The Ransomes had been burgled. "Robbed," Mrs. Ransome said. "Burgled," Mr. Ransome corrected. Premises were burgled; persons were robbed. Mr. Ransome was a solicitor by profession and thought words mattered. Though "burgled" was the wrong word too. Burglars select; they pick; they remove one item and ignore others. There is a limit to what burglars can take: they seldom take easy chairs, for example, and even more seldom settees. These burglars did. They took everything.

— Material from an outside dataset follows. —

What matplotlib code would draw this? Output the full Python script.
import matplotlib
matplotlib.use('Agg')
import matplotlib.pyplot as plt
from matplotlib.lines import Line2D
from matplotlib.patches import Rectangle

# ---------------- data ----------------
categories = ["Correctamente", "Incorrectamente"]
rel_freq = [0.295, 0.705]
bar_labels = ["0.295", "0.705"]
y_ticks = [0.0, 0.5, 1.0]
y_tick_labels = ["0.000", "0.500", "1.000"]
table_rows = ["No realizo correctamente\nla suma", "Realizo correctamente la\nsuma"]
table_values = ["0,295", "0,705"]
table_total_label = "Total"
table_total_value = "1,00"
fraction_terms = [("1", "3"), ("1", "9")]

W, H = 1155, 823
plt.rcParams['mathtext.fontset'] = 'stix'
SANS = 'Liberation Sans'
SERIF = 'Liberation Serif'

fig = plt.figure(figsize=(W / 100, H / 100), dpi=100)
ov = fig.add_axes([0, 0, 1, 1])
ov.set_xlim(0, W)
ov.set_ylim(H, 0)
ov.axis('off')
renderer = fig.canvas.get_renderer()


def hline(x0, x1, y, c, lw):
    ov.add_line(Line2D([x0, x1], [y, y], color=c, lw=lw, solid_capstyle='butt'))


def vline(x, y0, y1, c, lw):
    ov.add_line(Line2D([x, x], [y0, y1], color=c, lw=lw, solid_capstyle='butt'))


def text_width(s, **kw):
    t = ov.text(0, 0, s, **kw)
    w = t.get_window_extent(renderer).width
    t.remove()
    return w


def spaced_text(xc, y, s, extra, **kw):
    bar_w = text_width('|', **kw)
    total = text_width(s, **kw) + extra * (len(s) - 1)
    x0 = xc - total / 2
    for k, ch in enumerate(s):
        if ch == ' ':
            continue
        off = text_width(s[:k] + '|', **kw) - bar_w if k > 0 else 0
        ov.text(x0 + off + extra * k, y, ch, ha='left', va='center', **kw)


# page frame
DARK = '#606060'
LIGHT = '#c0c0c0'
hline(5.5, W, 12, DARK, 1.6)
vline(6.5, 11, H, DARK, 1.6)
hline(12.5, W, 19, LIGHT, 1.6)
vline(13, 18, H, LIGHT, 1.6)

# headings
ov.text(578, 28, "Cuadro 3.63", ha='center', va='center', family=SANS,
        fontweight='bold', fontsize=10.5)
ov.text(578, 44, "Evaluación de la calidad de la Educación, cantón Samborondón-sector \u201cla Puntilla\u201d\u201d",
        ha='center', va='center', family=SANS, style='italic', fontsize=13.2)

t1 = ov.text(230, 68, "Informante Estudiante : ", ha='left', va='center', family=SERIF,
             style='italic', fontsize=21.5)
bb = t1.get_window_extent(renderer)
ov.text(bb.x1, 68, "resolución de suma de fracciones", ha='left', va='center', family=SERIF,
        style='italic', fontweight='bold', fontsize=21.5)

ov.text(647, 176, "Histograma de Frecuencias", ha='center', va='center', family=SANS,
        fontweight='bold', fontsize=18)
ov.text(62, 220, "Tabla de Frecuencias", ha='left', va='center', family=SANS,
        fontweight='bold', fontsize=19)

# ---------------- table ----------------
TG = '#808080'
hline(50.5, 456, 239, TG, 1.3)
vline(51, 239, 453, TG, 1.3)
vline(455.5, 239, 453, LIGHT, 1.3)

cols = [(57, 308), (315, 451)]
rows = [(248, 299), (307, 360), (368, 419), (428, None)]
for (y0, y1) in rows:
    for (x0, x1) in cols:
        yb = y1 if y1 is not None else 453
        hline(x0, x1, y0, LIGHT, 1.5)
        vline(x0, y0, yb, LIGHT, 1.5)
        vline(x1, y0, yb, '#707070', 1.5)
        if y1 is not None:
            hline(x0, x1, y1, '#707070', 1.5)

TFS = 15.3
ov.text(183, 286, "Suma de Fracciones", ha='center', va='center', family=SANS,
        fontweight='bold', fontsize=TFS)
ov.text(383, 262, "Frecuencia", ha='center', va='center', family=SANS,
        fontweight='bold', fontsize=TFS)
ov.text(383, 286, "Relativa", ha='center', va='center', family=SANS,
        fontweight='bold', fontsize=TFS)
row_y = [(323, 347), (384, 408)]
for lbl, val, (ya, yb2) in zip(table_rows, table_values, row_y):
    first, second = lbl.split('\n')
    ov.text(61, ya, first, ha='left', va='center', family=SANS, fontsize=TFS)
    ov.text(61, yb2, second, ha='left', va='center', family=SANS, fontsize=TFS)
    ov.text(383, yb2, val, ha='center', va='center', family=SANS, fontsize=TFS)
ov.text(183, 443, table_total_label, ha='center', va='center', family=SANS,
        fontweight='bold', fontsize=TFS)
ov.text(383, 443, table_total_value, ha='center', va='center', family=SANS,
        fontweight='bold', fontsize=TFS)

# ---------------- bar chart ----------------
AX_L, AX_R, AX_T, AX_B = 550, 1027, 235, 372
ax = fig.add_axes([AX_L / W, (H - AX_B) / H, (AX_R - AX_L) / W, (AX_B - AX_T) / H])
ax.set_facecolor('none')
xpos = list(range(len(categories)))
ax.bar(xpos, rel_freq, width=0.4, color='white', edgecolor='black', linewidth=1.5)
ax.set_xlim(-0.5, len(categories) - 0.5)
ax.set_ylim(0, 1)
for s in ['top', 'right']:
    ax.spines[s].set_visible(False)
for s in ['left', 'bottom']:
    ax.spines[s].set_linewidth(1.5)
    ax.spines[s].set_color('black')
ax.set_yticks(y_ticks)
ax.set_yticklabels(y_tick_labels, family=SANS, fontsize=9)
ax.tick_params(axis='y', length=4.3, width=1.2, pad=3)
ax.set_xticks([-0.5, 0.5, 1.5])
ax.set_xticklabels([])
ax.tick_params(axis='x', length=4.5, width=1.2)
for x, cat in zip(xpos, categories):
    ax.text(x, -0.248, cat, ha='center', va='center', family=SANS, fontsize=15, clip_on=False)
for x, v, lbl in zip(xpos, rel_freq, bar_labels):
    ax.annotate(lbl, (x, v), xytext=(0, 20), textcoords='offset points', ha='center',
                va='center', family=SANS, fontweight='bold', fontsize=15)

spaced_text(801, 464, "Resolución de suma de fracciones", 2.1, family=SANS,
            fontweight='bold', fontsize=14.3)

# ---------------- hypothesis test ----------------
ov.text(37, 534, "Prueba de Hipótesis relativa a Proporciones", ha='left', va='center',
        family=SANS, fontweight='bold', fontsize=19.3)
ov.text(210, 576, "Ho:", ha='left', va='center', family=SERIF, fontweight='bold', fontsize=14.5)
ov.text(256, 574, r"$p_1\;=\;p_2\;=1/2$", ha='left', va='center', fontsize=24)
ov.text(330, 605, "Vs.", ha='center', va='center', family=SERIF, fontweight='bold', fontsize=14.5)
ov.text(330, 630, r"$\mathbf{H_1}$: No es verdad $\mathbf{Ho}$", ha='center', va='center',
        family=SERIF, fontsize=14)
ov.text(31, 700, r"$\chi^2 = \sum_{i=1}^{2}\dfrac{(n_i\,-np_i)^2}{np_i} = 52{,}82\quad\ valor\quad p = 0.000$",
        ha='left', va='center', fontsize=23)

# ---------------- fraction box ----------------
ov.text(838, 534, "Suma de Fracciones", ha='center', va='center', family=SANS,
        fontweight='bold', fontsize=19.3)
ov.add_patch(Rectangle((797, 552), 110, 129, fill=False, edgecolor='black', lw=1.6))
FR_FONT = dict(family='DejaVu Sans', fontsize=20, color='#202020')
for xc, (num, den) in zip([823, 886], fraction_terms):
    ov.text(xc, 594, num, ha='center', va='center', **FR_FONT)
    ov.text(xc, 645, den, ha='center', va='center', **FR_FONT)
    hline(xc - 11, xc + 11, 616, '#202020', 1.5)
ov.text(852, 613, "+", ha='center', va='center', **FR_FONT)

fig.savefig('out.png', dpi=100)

This swift-moving comic fable will surprise you with its concealed depths. When the sedate Ransomes return from the opera to find their Notting Hill flat stripped absolutely bare—down to the toilet paper off the roll (a hard-to-find shade of forget-me-not blue)—they face a dilemma: Who are they without the things they've spent a lifetime accumulating? Suddenly the world is full of unlimited and frightening possibility. But just as they begin adjusting to this giddy freedom, a newfound interest in sex, and a lack of comfy chairs, a surreal reversal of events causes them to question their assumptions yet again.

The Ransomes' bafflement is the reader's delight. Alan Bennett's gentle but scathing wit, unerring ear for dialogue, and sense of the absurd make The Clothes They Stood Up In a memorable exploration of where in life true riches lie.